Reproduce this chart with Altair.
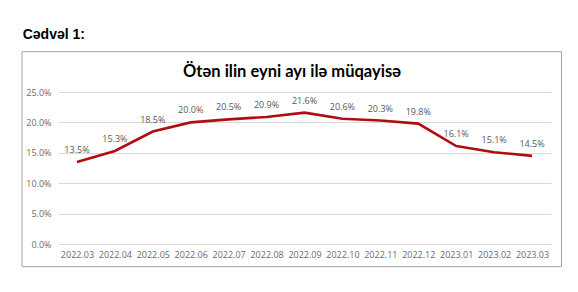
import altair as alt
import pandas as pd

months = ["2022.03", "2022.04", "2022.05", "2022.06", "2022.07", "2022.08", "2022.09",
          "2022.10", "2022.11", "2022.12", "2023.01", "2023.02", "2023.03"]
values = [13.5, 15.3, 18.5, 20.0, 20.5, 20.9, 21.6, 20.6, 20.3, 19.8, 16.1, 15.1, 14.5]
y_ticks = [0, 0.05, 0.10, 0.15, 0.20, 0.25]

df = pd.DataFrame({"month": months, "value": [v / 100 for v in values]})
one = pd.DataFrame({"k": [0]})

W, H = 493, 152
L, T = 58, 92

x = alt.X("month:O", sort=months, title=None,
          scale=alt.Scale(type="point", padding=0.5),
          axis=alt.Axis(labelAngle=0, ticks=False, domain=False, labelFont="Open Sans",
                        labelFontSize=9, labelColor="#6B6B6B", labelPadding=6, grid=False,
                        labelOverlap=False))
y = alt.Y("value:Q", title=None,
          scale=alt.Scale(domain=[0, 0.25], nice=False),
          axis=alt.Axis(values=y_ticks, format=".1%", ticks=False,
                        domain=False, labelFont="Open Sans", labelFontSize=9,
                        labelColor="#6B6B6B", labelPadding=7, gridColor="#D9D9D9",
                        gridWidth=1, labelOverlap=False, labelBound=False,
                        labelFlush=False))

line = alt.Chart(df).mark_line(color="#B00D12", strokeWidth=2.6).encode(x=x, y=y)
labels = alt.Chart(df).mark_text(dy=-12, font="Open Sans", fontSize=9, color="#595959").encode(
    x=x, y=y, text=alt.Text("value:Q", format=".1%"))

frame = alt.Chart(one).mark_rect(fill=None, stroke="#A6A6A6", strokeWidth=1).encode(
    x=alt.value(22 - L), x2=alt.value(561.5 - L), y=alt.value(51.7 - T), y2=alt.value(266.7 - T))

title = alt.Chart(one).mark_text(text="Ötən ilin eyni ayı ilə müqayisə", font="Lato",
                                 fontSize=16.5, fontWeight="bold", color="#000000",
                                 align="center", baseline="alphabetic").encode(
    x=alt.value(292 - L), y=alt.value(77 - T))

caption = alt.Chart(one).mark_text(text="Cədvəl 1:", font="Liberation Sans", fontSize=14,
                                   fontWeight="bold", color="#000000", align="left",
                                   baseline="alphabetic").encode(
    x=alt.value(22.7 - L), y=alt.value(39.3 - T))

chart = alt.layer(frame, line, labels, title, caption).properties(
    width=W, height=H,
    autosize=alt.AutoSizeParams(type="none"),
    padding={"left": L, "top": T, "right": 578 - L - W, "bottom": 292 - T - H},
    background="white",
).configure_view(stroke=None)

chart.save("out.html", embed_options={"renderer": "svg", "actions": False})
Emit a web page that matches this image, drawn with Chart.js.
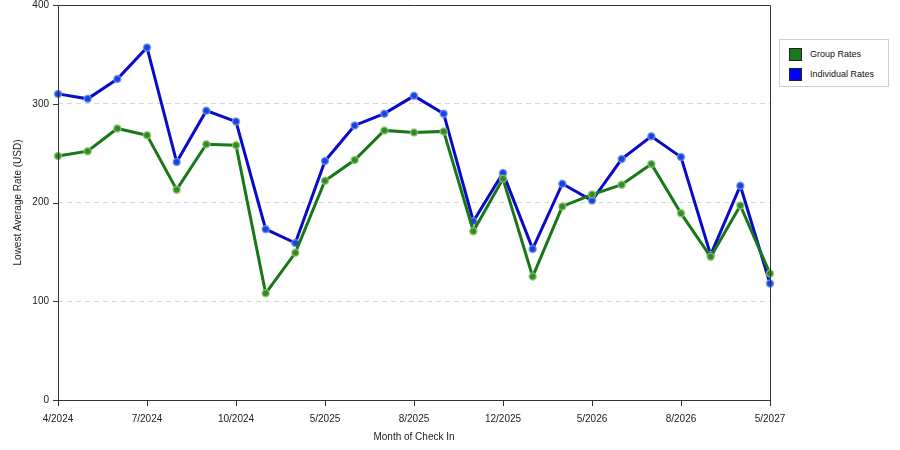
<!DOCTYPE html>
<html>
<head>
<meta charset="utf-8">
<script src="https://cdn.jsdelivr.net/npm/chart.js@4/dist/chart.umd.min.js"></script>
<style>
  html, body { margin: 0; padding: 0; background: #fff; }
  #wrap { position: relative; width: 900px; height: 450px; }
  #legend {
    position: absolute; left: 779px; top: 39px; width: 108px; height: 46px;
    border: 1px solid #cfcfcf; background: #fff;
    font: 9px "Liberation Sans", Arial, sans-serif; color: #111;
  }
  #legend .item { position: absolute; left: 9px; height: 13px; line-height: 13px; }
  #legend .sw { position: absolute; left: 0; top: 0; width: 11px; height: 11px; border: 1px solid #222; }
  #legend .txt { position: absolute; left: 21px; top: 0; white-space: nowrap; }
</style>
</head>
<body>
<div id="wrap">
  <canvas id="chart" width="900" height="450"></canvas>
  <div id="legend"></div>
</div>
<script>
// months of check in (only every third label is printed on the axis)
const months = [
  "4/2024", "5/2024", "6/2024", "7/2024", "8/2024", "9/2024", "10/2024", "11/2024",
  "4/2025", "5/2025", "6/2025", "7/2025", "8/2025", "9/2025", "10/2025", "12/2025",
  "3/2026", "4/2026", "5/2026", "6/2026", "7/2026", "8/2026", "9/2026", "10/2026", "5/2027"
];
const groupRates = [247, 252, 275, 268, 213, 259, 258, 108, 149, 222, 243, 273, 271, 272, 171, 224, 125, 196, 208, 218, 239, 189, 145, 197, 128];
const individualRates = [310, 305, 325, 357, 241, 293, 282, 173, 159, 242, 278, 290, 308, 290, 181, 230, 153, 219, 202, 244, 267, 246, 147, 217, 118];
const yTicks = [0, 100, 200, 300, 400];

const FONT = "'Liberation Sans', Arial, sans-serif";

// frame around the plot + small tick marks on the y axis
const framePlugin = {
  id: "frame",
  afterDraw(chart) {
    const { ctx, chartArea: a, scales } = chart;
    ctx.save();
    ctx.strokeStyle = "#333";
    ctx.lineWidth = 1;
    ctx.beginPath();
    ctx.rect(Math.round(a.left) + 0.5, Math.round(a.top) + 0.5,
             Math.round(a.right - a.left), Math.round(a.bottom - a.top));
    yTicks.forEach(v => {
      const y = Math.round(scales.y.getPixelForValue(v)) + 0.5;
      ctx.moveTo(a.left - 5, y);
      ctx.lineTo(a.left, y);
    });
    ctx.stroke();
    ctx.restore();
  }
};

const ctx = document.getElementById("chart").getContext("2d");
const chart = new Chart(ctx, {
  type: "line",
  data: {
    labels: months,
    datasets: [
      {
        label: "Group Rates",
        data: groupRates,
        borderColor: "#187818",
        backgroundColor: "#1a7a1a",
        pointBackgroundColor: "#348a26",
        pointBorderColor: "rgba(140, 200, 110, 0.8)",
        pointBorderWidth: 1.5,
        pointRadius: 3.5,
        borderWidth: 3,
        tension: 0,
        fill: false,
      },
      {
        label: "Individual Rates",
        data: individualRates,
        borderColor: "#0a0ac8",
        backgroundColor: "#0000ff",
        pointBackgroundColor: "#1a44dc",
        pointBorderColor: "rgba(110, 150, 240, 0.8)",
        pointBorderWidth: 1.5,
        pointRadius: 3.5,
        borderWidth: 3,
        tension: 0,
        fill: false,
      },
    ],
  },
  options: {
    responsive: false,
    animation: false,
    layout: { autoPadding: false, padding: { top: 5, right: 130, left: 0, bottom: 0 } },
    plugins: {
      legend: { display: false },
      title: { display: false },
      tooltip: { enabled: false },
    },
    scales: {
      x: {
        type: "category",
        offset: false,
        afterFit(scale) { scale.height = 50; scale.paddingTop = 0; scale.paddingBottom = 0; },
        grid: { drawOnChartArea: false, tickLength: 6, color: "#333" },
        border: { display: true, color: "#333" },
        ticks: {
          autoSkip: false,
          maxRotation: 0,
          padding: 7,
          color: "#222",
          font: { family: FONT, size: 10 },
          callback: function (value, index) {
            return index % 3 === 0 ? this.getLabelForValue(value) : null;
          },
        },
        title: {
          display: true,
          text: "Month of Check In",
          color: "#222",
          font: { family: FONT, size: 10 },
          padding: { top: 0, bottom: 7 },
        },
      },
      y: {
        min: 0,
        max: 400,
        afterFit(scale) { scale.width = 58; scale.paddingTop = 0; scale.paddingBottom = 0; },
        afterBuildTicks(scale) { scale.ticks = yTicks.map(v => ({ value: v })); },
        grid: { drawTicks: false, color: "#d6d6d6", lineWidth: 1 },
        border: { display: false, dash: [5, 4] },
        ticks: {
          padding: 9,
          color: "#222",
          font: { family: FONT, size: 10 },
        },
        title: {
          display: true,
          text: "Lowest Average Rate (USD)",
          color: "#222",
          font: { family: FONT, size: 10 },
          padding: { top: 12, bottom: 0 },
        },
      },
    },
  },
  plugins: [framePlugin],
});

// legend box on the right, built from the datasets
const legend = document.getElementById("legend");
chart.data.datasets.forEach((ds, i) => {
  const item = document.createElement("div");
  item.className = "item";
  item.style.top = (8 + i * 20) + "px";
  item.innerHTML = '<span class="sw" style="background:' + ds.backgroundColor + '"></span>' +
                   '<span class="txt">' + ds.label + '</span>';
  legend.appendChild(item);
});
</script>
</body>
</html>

= = = = =

### [Required task]
Pictures are excluded. Repeat exactly the lines from the one containing "Emit a web page" to the one containing "const yTicks = [0, 100, 200, 300, 400];", inclusive.

### [In response]
Emit a web page that matches this image, drawn with Chart.js.
<!DOCTYPE html>
<html>
<head>
<meta charset="utf-8">
<script src="https://cdn.jsdelivr.net/npm/chart.js@4/dist/chart.umd.min.js"></script>
<style>
  html, body { margin: 0; padding: 0; background: #fff; }
  #wrap { position: relative; width: 900px; height: 450px; }
  #legend {
    position: absolute; left: 779px; top: 39px; width: 108px; height: 46px;
    border: 1px solid #cfcfcf; background: #fff;
    font: 9px "Liberation Sans", Arial, sans-serif; color: #111;
  }
  #legend .item { position: absolute; left: 9px; height: 13px; line-height: 13px; }
  #legend .sw { position: absolute; left: 0; top: 0; width: 11px; height: 11px; border: 1px solid #222; }
  #legend .txt { position: absolute; left: 21px; top: 0; white-space: nowrap; }
</style>
</head>
<body>
<div id="wrap">
  <canvas id="chart" width="900" height="450"></canvas>
  <div id="legend"></div>
</div>
<script>
// months of check in (only every third label is printed on the axis)
const months = [
  "4/2024", "5/2024", "6/2024", "7/2024", "8/2024", "9/2024", "10/2024", "11/2024",
  "4/2025", "5/2025", "6/2025", "7/2025", "8/2025", "9/2025", "10/2025", "12/2025",
  "3/2026", "4/2026", "5/2026", "6/2026", "7/2026", "8/2026", "9/2026", "10/2026", "5/2027"
];
const groupRates = [247, 252, 275, 268, 213, 259, 258, 108, 149, 222, 243, 273, 271, 272, 171, 224, 125, 196, 208, 218, 239, 189, 145, 197, 128];
const individualRates = [310, 305, 325, 357, 241, 293, 282, 173, 159, 242, 278, 290, 308, 290, 181, 230, 153, 219, 202, 244, 267, 246, 147, 217, 118];
const yTicks = [0, 100, 200, 300, 400];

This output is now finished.